Leave out the pictures; transcribe all else exactly.

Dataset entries
— begin —
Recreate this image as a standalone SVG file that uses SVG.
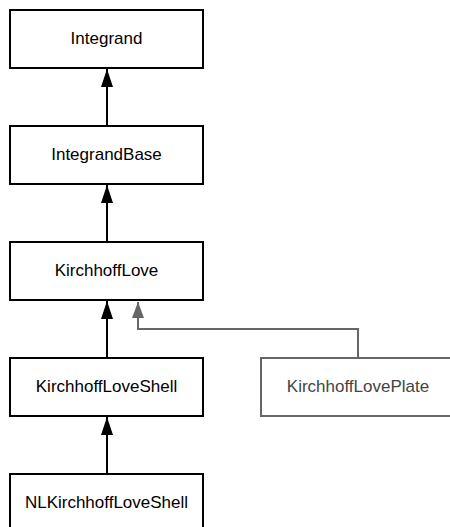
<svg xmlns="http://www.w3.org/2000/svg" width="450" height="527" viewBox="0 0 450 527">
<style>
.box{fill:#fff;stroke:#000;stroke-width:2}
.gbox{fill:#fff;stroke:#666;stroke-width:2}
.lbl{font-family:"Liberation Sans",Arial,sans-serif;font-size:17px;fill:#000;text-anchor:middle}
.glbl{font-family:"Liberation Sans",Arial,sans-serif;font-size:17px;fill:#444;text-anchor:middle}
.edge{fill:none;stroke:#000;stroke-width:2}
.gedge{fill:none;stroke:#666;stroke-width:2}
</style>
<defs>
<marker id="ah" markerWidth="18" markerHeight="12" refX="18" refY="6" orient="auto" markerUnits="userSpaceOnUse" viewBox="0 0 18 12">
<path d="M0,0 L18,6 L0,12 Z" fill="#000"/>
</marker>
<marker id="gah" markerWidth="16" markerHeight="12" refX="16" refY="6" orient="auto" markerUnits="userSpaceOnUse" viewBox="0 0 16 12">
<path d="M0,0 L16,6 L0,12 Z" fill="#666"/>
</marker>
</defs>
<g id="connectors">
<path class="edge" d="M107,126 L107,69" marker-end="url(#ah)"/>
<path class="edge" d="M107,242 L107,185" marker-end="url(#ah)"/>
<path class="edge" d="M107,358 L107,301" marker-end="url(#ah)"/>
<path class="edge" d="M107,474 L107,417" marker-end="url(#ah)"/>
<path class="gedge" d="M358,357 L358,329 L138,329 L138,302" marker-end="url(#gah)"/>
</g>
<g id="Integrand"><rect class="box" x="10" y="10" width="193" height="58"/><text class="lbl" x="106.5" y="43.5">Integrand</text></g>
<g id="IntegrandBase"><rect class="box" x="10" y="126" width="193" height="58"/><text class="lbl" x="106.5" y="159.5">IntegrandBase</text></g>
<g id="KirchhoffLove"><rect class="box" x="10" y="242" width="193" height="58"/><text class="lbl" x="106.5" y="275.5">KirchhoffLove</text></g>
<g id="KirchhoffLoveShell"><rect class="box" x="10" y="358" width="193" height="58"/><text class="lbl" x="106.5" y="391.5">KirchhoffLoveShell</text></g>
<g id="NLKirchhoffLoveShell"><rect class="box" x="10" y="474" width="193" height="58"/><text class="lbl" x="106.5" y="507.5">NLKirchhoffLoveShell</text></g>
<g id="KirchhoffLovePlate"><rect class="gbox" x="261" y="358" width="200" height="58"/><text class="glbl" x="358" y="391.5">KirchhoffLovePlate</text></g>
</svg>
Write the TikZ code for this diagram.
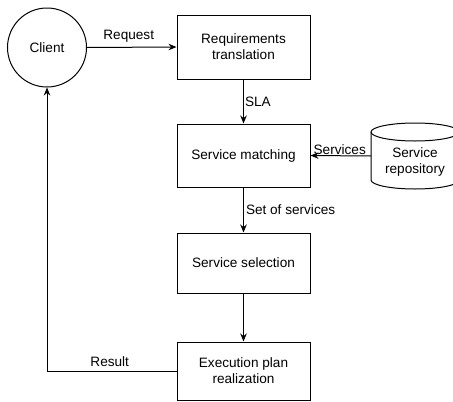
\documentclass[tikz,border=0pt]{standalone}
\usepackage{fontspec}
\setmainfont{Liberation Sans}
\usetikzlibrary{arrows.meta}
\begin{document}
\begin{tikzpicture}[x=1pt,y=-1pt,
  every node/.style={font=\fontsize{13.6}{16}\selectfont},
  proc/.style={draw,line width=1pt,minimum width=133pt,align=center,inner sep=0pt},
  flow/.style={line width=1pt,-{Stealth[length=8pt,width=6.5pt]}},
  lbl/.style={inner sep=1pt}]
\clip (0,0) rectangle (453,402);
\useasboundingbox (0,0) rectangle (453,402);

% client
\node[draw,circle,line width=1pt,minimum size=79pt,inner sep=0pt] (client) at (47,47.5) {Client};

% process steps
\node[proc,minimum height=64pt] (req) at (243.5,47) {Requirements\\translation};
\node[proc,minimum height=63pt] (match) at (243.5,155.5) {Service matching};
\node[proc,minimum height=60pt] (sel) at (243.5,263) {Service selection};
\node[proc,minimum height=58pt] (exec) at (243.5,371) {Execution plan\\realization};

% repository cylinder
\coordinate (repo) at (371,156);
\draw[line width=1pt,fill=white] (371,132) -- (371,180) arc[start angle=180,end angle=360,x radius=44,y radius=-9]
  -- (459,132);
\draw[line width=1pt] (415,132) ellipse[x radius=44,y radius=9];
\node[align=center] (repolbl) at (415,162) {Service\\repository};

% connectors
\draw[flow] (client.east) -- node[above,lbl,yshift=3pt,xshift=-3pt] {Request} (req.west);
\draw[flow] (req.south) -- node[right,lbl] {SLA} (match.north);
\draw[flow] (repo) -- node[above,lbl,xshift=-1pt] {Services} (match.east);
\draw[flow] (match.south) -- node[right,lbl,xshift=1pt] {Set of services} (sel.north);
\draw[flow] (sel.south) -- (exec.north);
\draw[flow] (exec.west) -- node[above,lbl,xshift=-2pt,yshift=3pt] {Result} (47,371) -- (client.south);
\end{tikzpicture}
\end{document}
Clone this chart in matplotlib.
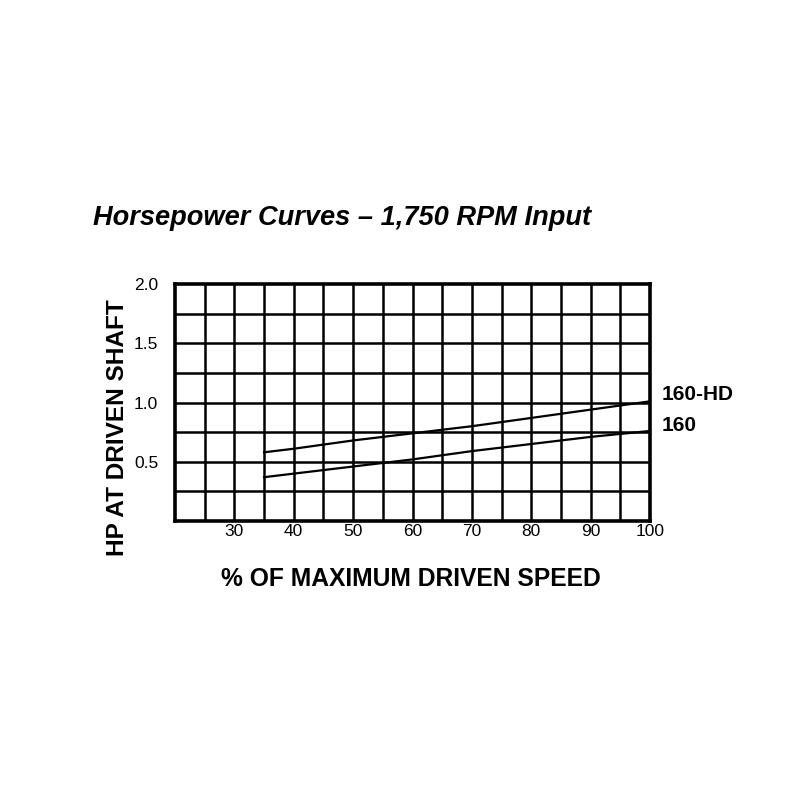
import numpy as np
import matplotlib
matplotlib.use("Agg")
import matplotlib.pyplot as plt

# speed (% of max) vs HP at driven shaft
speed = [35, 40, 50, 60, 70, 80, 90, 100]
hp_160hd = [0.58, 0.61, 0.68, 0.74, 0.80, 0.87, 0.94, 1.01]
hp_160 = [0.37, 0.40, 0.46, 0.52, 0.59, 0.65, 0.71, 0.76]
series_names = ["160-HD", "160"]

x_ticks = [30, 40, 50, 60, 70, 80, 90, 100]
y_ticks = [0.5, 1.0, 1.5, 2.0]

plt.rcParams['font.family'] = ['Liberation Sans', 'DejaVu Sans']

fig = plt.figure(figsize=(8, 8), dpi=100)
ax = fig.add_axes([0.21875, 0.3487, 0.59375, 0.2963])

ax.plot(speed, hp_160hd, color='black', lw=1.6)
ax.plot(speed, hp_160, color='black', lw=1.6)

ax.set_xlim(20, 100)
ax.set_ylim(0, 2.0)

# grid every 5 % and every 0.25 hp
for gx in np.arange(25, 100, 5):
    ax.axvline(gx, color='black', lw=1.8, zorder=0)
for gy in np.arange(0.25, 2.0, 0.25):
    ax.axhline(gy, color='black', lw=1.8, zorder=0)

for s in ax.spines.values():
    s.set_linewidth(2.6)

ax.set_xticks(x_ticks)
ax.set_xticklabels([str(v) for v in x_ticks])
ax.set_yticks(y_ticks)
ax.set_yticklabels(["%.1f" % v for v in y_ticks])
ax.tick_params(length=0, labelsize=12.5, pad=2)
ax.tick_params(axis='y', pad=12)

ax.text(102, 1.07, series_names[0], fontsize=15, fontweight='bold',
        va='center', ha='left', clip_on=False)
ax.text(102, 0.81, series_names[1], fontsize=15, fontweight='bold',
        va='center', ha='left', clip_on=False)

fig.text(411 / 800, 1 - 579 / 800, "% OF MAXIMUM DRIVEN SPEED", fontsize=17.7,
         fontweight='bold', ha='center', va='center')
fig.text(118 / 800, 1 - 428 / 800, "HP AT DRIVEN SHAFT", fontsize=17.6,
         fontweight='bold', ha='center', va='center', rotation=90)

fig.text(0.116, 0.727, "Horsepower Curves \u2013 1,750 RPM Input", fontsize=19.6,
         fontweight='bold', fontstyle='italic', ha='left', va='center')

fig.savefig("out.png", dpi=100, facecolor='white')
— end —
__Output__:
Recreate this image as a standalone SVG file that uses SVG.
<svg xmlns="http://www.w3.org/2000/svg" width="450" height="527" viewBox="0 0 450 527">
<style>
.box{fill:#fff;stroke:#000;stroke-width:2}
.gbox{fill:#fff;stroke:#666;stroke-width:2}
.lbl{font-family:"Liberation Sans",Arial,sans-serif;font-size:17px;fill:#000;text-anchor:middle}
.glbl{font-family:"Liberation Sans",Arial,sans-serif;font-size:17px;fill:#444;text-anchor:middle}
.edge{fill:none;stroke:#000;stroke-width:2}
.gedge{fill:none;stroke:#666;stroke-width:2}
</style>
<defs>
<marker id="ah" markerWidth="18" markerHeight="12" refX="18" refY="6" orient="auto" markerUnits="userSpaceOnUse" viewBox="0 0 18 12">
<path d="M0,0 L18,6 L0,12 Z" fill="#000"/>
</marker>
<marker id="gah" markerWidth="16" markerHeight="12" refX="16" refY="6" orient="auto" markerUnits="userSpaceOnUse" viewBox="0 0 16 12">
<path d="M0,0 L16,6 L0,12 Z" fill="#666"/>
</marker>
</defs>
<g id="connectors">
<path class="edge" d="M107,126 L107,69" marker-end="url(#ah)"/>
<path class="edge" d="M107,242 L107,185" marker-end="url(#ah)"/>
<path class="edge" d="M107,358 L107,301" marker-end="url(#ah)"/>
<path class="edge" d="M107,474 L107,417" marker-end="url(#ah)"/>
<path class="gedge" d="M358,357 L358,329 L138,329 L138,302" marker-end="url(#gah)"/>
</g>
<g id="Integrand"><rect class="box" x="10" y="10" width="193" height="58"/><text class="lbl" x="106.5" y="43.5">Integrand</text></g>
<g id="IntegrandBase"><rect class="box" x="10" y="126" width="193" height="58"/><text class="lbl" x="106.5" y="159.5">IntegrandBase</text></g>
<g id="KirchhoffLove"><rect class="box" x="10" y="242" width="193" height="58"/><text class="lbl" x="106.5" y="275.5">KirchhoffLove</text></g>
<g id="KirchhoffLoveShell"><rect class="box" x="10" y="358" width="193" height="58"/><text class="lbl" x="106.5" y="391.5">KirchhoffLoveShell</text></g>
<g id="NLKirchhoffLoveShell"><rect class="box" x="10" y="474" width="193" height="58"/><text class="lbl" x="106.5" y="507.5">NLKirchhoffLoveShell</text></g>
<g id="KirchhoffLovePlate"><rect class="gbox" x="261" y="358" width="200" height="58"/><text class="glbl" x="358" y="391.5">KirchhoffLovePlate</text></g>
</svg>
Write the TikZ code for this diagram.
\documentclass[tikz,border=0pt]{standalone}
\usepackage{fontspec}
\setmainfont{Liberation Sans}
\usetikzlibrary{arrows.meta}
\begin{document}
\begin{tikzpicture}[x=1pt,y=-1pt,
  every node/.style={font=\fontsize{13.6}{16}\selectfont},
  proc/.style={draw,line width=1pt,minimum width=133pt,align=center,inner sep=0pt},
  flow/.style={line width=1pt,-{Stealth[length=8pt,width=6.5pt]}},
  lbl/.style={inner sep=1pt}]
\clip (0,0) rectangle (453,402);
\useasboundingbox (0,0) rectangle (453,402);

% client
\node[draw,circle,line width=1pt,minimum size=79pt,inner sep=0pt] (client) at (47,47.5) {Client};

% process steps
\node[proc,minimum height=64pt] (req) at (243.5,47) {Requirements\\translation};
\node[proc,minimum height=63pt] (match) at (243.5,155.5) {Service matching};
\node[proc,minimum height=60pt] (sel) at (243.5,263) {Service selection};
\node[proc,minimum height=58pt] (exec) at (243.5,371) {Execution plan\\realization};

% repository cylinder
\coordinate (repo) at (371,156);
\draw[line width=1pt,fill=white] (371,132) -- (371,180) arc[start angle=180,end angle=360,x radius=44,y radius=-9]
  -- (459,132);
\draw[line width=1pt] (415,132) ellipse[x radius=44,y radius=9];
\node[align=center] (repolbl) at (415,162) {Service\\repository};

% connectors
\draw[flow] (client.east) -- node[above,lbl,yshift=3pt,xshift=-3pt] {Request} (req.west);
\draw[flow] (req.south) -- node[right,lbl] {SLA} (match.north);
\draw[flow] (repo) -- node[above,lbl,xshift=-1pt] {Services} (match.east);
\draw[flow] (match.south) -- node[right,lbl,xshift=1pt] {Set of services} (sel.north);
\draw[flow] (sel.south) -- (exec.north);
\draw[flow] (exec.west) -- node[above,lbl,xshift=-2pt,yshift=3pt] {Result} (47,371) -- (client.south);
\end{tikzpicture}
\end{document}
Clone this chart in matplotlib.
import numpy as np
import matplotlib
matplotlib.use("Agg")
import matplotlib.pyplot as plt

# speed (% of max) vs HP at driven shaft
speed = [35, 40, 50, 60, 70, 80, 90, 100]
hp_160hd = [0.58, 0.61, 0.68, 0.74, 0.80, 0.87, 0.94, 1.01]
hp_160 = [0.37, 0.40, 0.46, 0.52, 0.59, 0.65, 0.71, 0.76]
series_names = ["160-HD", "160"]

x_ticks = [30, 40, 50, 60, 70, 80, 90, 100]
y_ticks = [0.5, 1.0, 1.5, 2.0]

plt.rcParams['font.family'] = ['Liberation Sans', 'DejaVu Sans']

fig = plt.figure(figsize=(8, 8), dpi=100)
ax = fig.add_axes([0.21875, 0.3487, 0.59375, 0.2963])

ax.plot(speed, hp_160hd, color='black', lw=1.6)
ax.plot(speed, hp_160, color='black', lw=1.6)

ax.set_xlim(20, 100)
ax.set_ylim(0, 2.0)

# grid every 5 % and every 0.25 hp
for gx in np.arange(25, 100, 5):
    ax.axvline(gx, color='black', lw=1.8, zorder=0)
for gy in np.arange(0.25, 2.0, 0.25):
    ax.axhline(gy, color='black', lw=1.8, zorder=0)

for s in ax.spines.values():
    s.set_linewidth(2.6)

ax.set_xticks(x_ticks)
ax.set_xticklabels([str(v) for v in x_ticks])
ax.set_yticks(y_ticks)
ax.set_yticklabels(["%.1f" % v for v in y_ticks])
ax.tick_params(length=0, labelsize=12.5, pad=2)
ax.tick_params(axis='y', pad=12)

ax.text(102, 1.07, series_names[0], fontsize=15, fontweight='bold',
        va='center', ha='left', clip_on=False)
ax.text(102, 0.81, series_names[1], fontsize=15, fontweight='bold',
        va='center', ha='left', clip_on=False)

fig.text(411 / 800, 1 - 579 / 800, "% OF MAXIMUM DRIVEN SPEED", fontsize=17.7,
         fontweight='bold', ha='center', va='center')
fig.text(118 / 800, 1 - 428 / 800, "HP AT DRIVEN SHAFT", fontsize=17.6,
         fontweight='bold', ha='center', va='center', rotation=90)

fig.text(0.116, 0.727, "Horsepower Curves \u2013 1,750 RPM Input", fontsize=19.6,
         fontweight='bold', fontstyle='italic', ha='left', va='center')

fig.savefig("out.png", dpi=100, facecolor='white')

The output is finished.